● **GOAL**:
Print exactly, please, the lines from the top of the entries below up to and including the line with "0.036, 0.019, 0.01];", and nothing else; pictures are excluded.

● **DATASET**:
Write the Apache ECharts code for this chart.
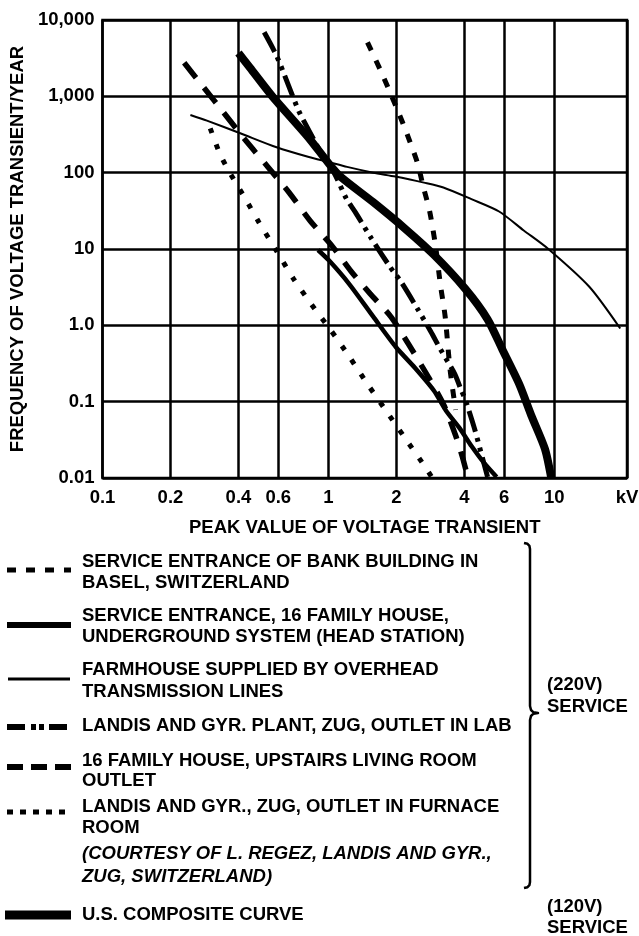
<!DOCTYPE html>
<html>
<head>
<meta charset="utf-8">
<script src="https://cdn.jsdelivr.net/npm/echarts@6/dist/echarts.min.js"></script>
<style>
html,body{margin:0;padding:0;background:#fff;}
#chart{width:639px;height:936px;}
</style>
</head>
<body>
<div id="chart"></div>
<script>
// ---- data (kV, transients/year) ----
const xTickValues = [0.1, 0.2, 0.4, 0.6, 1, 2, 4, 6, 10, 21];
const xTickLabels = ['0.1', '0.2', '0.4', '0.6', '1', '2', '4', '6', '10', 'kV'];
const yTickLabels = {'-2': '0.01', '-1': '0.1', '0': '1.0', '1': '10', '2': '100', '3': '1,000', '4': '10,000'};

const baselX = [1.49, 1.69, 1.85, 2.0, 2.14, 2.27, 2.48, 2.63, 2.81, 2.98, 3.13, 3.29, 3.46, 3.66];
const baselY = [5100, 2290, 1240, 720, 440, 280, 134, 66, 31, 11.2, 3.5, 1.3, 0.26, 0.078];

const undergroundX = [0.9, 1.01, 1.24, 1.58, 1.99, 2.41, 2.93, 3.32, 3.81, 4.31, 4.87, 5.56];
const undergroundY = [9.7, 7.0, 3.45, 1.3, 0.52, 0.28, 0.14, 0.076, 0.045, 0.026, 0.016, 0.0103];

const farmhouseX = [0.245, 0.29, 0.41, 0.59, 0.82, 1.0, 1.21, 1.58, 1.98, 2.65, 3.23, 4.3, 5.7, 7.33, 9.42, 14.3, 19.6];
const farmhouseY = [570, 480, 326, 215, 160, 138, 119, 100, 89, 74, 64, 45, 31, 17.5, 10, 3.2, 0.91];

const labX = [0.52, 0.59, 0.66, 0.74, 0.83, 0.94, 1.06, 1.2, 1.32, 1.55, 1.87, 2.1, 2.48, 2.84, 3.13, 3.63, 3.88, 4.04, 4.43, 4.87, 5.07];
const labY = [6900, 3400, 1490, 640, 335, 170, 100, 46, 30, 13.8, 5.9, 3.7, 1.65, 0.83, 0.49, 0.23, 0.14, 0.106, 0.045, 0.016, 0.0103];

const upstairsX = [0.23, 0.28, 0.34, 0.43, 0.54, 0.67, 0.83, 1.04, 1.26, 1.53, 1.89, 2.27, 2.8, 3.26, 3.66, 3.92, 4.15];
const upstairsY = [2750, 1320, 640, 265, 119, 55, 23.5, 10.9, 5.1, 2.6, 1.3, 0.56, 0.2, 0.088, 0.036, 0.019, 0.01];

const furnaceX = [0.30, 0.33, 0.36, 0.43, 0.49, 0.59, 0.70, 0.84, 1.02, 1.23, 1.49, 1.79, 2.16, 2.6, 2.87];
const furnaceY = [380, 180, 109, 45, 23, 9.4, 4.1, 1.9, 0.88, 0.4, 0.17, 0.078, 0.035, 0.016, 0.0103];

const usCompositeX = [0.40, 0.45, 0.565, 0.815, 1.0, 1.13, 1.58, 2.18, 2.93, 4.04, 5.07, 5.9, 7.0, 7.9, 9.1, 9.7];
const usCompositeY = [3700, 2370, 1000, 290, 134, 89, 41, 18.6, 8.4, 3.0, 1.2, 0.48, 0.17, 0.067, 0.024, 0.01];

// ---- helpers ----
const FONT = '"Liberation Sans", Arial, Helvetica, sans-serif';
const FS = 18.5;
function pairs(xs, ys) { return xs.map((x, i) => [x, ys[i]]); }
function curve(name, xs, ys, width, dash) {
  return {
    name: name, type: 'line', data: pairs(xs, ys), showSymbol: false, symbol: 'none',
    smooth: 0.25, z: 3, silent: true,
    lineStyle: { color: '#000', width: width, type: dash || 'solid', cap: 'butt' }
  };
}

const chart = echarts.init(document.getElementById('chart'), null, { renderer: 'canvas' });

const gridSeries = {
  name: 'grid', type: 'line', data: [[0.1, 0.01]], z: 1, silent: true, showSymbol: false, symbol: 'none',
  lineStyle: { width: 0 },
  markLine: {
    silent: true, symbol: ['none', 'none'], animation: false,
    lineStyle: { color: '#000', width: 2.5, type: 'solid' },
    label: {
      show: true, position: 'start', distance: 10, formatter: '{b}',
      color: '#000', fontFamily: FONT, fontWeight: 'bold', fontSize: FS
    },
    data: xTickValues.map((v, i) => ({ xAxis: v, name: xTickLabels[i] }))
  }
};

function legendText(x, y, t, italic) {
  return { type: 'text', x: x, y: y, silent: true,
    style: { text: t, fill: '#000', fontFamily: FONT, fontWeight: 'bold', fontStyle: italic ? 'italic' : 'normal',
             fontSize: FS, verticalAlign: 'middle', align: 'left' } };
}
function legendLine(y, w, dash, x1, x2) {
  return { type: 'line', silent: true, shape: { x1: x1 || 7, y1: y, x2: x2 || 71, y2: y },
    style: { stroke: '#000', lineWidth: w, lineDash: dash || null, lineCap: 'butt' } };
}

const TX = 82;
const graphics = [
  legendLine(570, 5, [9, 10]),
  legendText(TX, 562, 'SERVICE ENTRANCE OF BANK BUILDING IN'),
  legendText(TX, 583, 'BASEL, SWITZERLAND'),
  legendLine(625, 6),
  legendText(TX, 616, 'SERVICE ENTRANCE, 16 FAMILY HOUSE,'),
  legendText(TX, 637, 'UNDERGROUND SYSTEM (HEAD STATION)'),
  legendLine(679, 3, null, 8, 70),
  legendText(TX, 670, 'FARMHOUSE SUPPLIED BY OVERHEAD'),
  legendText(TX, 692, 'TRANSMISSION LINES'),
  legendLine(727, 6, [18, 6, 5, 3, 5, 5]),
  legendText(TX, 726, 'LANDIS AND GYR. PLANT, ZUG, OUTLET IN LAB'),
  legendLine(767, 6, [16, 8]),
  legendText(TX, 761, '16 FAMILY HOUSE, UPSTAIRS LIVING ROOM'),
  legendText(TX, 781, 'OUTLET'),
  legendLine(812, 5, [6, 7]),
  legendText(TX, 807, 'LANDIS AND GYR., ZUG, OUTLET IN FURNACE'),
  legendText(TX, 828, 'ROOM'),
  legendText(TX, 854, '(COURTESY OF L. REGEZ, LANDIS AND GYR.,', true),
  legendText(TX, 877, 'ZUG, SWITZERLAND)', true),
  legendLine(915, 9, null, 5, 71),
  legendText(TX, 915, 'U.S. COMPOSITE CURVE'),
  { type: 'polyline', silent: true,
    shape: { points: [[524, 543], [527.5, 543.8], [529.4, 545.8], [530, 549], [530, 706], [531, 710], [533.5, 712.3], [538, 713],
                      [533.5, 713.7], [531, 716], [530, 720], [530, 882], [529.4, 885.2], [527.5, 887.2], [524, 888]] },
    style: { stroke: '#000', lineWidth: 2.5, fill: null, lineJoin: 'round' } },
  legendText(547, 685, '(220V)'),
  legendText(547, 707, 'SERVICE'),
  legendText(547, 907, '(120V)'),
  legendText(547, 928, 'SERVICE')
];

chart.setOption({
  animation: false,
  backgroundColor: '#fff',
  grid: { left: 96, right: 12, top: 20, bottom: 458, show: true, borderColor: '#000', borderWidth: 2.5, containLabel: false },
  xAxis: {
    type: 'log', logBase: 10, min: 0.1, max: 21,
    name: 'PEAK VALUE OF VOLTAGE TRANSIENT', nameLocation: 'middle', nameGap: 40,
    nameTextStyle: { color: '#000', fontFamily: FONT, fontWeight: 'bold', fontSize: FS },
    axisLine: { show: false }, axisTick: { show: false }, axisLabel: { show: false }, splitLine: { show: false }
  },
  yAxis: {
    type: 'log', logBase: 10, min: 0.01, max: 10000, interval: 1,
    name: 'FREQUENCY OF VOLTAGE TRANSIENT/YEAR', nameLocation: 'middle', nameRotate: 90, nameGap: 62,
    nameTextStyle: { color: '#000', fontFamily: FONT, fontWeight: 'bold', fontSize: FS },
    axisLine: { show: false }, axisTick: { show: false },
    axisLabel: {
      color: '#000', fontFamily: FONT, fontWeight: 'bold', fontSize: FS, margin: 8,
      formatter: function (v) { return yTickLabels[String(Math.round(Math.log10(v)))] || ''; }
    },
    splitLine: { show: true, lineStyle: { color: '#000', width: 2.5 } }
  },
  series: [
    gridSeries,
    curve('SERVICE ENTRANCE OF BANK BUILDING IN BASEL, SWITZERLAND', baselX, baselY, 5, [9, 11]),
    curve('SERVICE ENTRANCE, 16 FAMILY HOUSE, UNDERGROUND SYSTEM (HEAD STATION)', undergroundX, undergroundY, 4.5),
    curve('FARMHOUSE SUPPLIED BY OVERHEAD TRANSMISSION LINES', farmhouseX, farmhouseY, 2),
    curve('LANDIS AND GYR. PLANT, ZUG, OUTLET IN LAB', labX, labY, 5, [22, 6, 4, 6, 4, 6]),
    curve('16 FAMILY HOUSE, UPSTAIRS LIVING ROOM OUTLET', upstairsX, upstairsY, 5.5, [19, 13]),
    curve('LANDIS AND GYR., ZUG, OUTLET IN FURNACE ROOM', furnaceX, furnaceY, 5, [5, 12]),
    curve('U.S. COMPOSITE CURVE', usCompositeX, usCompositeY, 8)
  ],
  graphic: graphics
});
</script>
</body>
</html>
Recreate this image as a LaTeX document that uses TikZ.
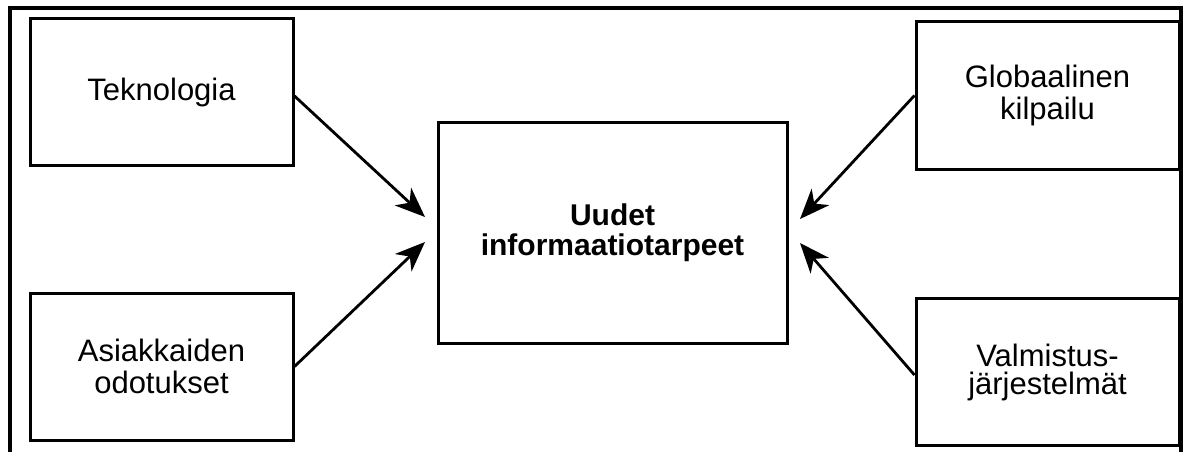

● **FULL SOLUTION**:
Write the Apache ECharts code for this chart.
<!DOCTYPE html>
<html>
<head>
<meta charset="utf-8">
<script src="https://cdn.jsdelivr.net/npm/echarts@6/dist/echarts.min.js"></script>
<style>
html,body{margin:0;padding:0;background:#fff;}
#chart{width:639px;height:936px;}
</style>
</head>
<body>
<div id="chart"></div>
<script>
// ---- data (kV, transients/year) ----
const xTickValues = [0.1, 0.2, 0.4, 0.6, 1, 2, 4, 6, 10, 21];
const xTickLabels = ['0.1', '0.2', '0.4', '0.6', '1', '2', '4', '6', '10', 'kV'];
const yTickLabels = {'-2': '0.01', '-1': '0.1', '0': '1.0', '1': '10', '2': '100', '3': '1,000', '4': '10,000'};

const baselX = [1.49, 1.69, 1.85, 2.0, 2.14, 2.27, 2.48, 2.63, 2.81, 2.98, 3.13, 3.29, 3.46, 3.66];
const baselY = [5100, 2290, 1240, 720, 440, 280, 134, 66, 31, 11.2, 3.5, 1.3, 0.26, 0.078];

const undergroundX = [0.9, 1.01, 1.24, 1.58, 1.99, 2.41, 2.93, 3.32, 3.81, 4.31, 4.87, 5.56];
const undergroundY = [9.7, 7.0, 3.45, 1.3, 0.52, 0.28, 0.14, 0.076, 0.045, 0.026, 0.016, 0.0103];

const farmhouseX = [0.245, 0.29, 0.41, 0.59, 0.82, 1.0, 1.21, 1.58, 1.98, 2.65, 3.23, 4.3, 5.7, 7.33, 9.42, 14.3, 19.6];
const farmhouseY = [570, 480, 326, 215, 160, 138, 119, 100, 89, 74, 64, 45, 31, 17.5, 10, 3.2, 0.91];

const labX = [0.52, 0.59, 0.66, 0.74, 0.83, 0.94, 1.06, 1.2, 1.32, 1.55, 1.87, 2.1, 2.48, 2.84, 3.13, 3.63, 3.88, 4.04, 4.43, 4.87, 5.07];
const labY = [6900, 3400, 1490, 640, 335, 170, 100, 46, 30, 13.8, 5.9, 3.7, 1.65, 0.83, 0.49, 0.23, 0.14, 0.106, 0.045, 0.016, 0.0103];

const upstairsX = [0.23, 0.28, 0.34, 0.43, 0.54, 0.67, 0.83, 1.04, 1.26, 1.53, 1.89, 2.27, 2.8, 3.26, 3.66, 3.92, 4.15];
const upstairsY = [2750, 1320, 640, 265, 119, 55, 23.5, 10.9, 5.1, 2.6, 1.3, 0.56, 0.2, 0.088, 0.036, 0.019, 0.01];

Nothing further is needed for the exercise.